Cloning and mutagenesis. WT EGFP was cloned into the retroviral vector pMXs-puro (Cell Biolabs Inc.). WT DDR2 cloned into a pWZL-Blast vector was a gift from Peter Hammerman (Dana-Farber/Harvard Cancer Center, Boston, Massachusetts, USA) and was used as a template for site-directed mutagenesis using the QuikChange Site-Directed Mutagenesis Kit (Stratagene) (49). Mutagenesis of the DDR2 WT gene was performed according to the manufacturer’s instructions and confirmed by Sanger sequencing.

Mutant DDR2 expression. Retroviruses were generated using the Platinum Retrovirus Expression Systems (Cell Biolabs), Fugene HD (Promega), and retroviral vectors carrying the gene of interest (pMXs-puro-EGFP as control, pWZL-Blast-DDR2 [WT], pWZL-Blast-DDR2 [mutants]) according to the manufacturers’ instructions, as previously published (26).

Western blotting. Standard Western blotting was performed as previously described (67). Primary antibodies were as follows: α-DDR2 (catalog 12133, Cell Signaling Technology Inc.), α-β-tubulin (ab6046, Abcam), goat anti-rabbit IgG (H+L)-HRP–conjugated secondary antibodies (catalog 170-6515, Bio-Rad), and Luminol reagent (sc-2048, Santa Cruz Biotechnology Inc.).

Statistics. Mean values with SEM from replicate experiments plated as indicated in figure legends were plotted as mean values ± SEM in Graphpad Prism 6. A sigmoidal dose-response curve with automatic outlier elimination was applied to generate optimized data sets. The finalized data sets, with outliers removed, were used to generate growth curves using the least squares fit log (inhibitor) versus normalized response–variable slope equation. The log IC₅₀ values were compared using an extra sum of the squares F test (null hypothesis indicates the log IC₅₀ values are identical; the null hypothesis was rejected in cases where P < 0.05). For bar graphs, mean values with SEM were calculated and plotted as above and compared using an unpaired, 2-tailed t test with Welch’s correction.

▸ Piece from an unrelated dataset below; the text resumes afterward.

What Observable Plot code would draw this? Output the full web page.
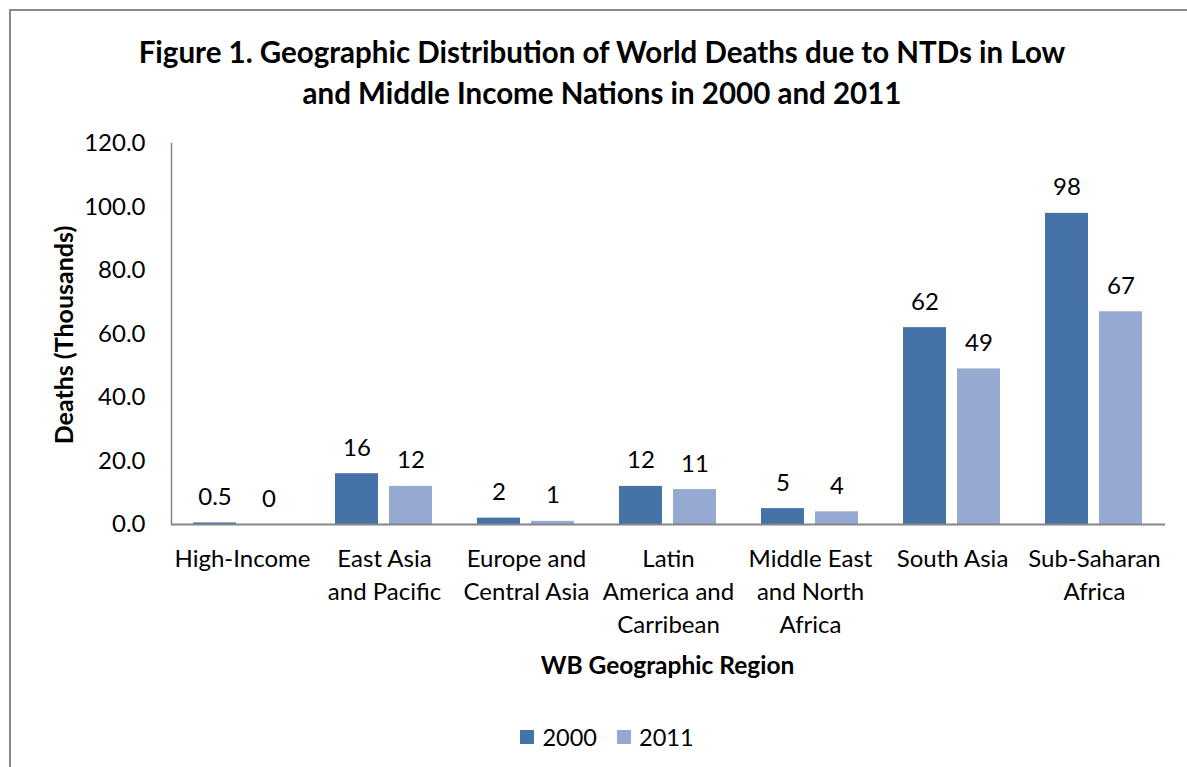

Study approval. The patient cohort consisted of HNSCC patients treated at the University of Pittsburgh Medical Center otolaryngology clinics who were enrolled in an observational research study supported by the University of Pittsburgh’s SPORE in head and neck cancer. All participants provided written informed consent, and the study was approved by the University of Pittsburgh Institutional Review Board.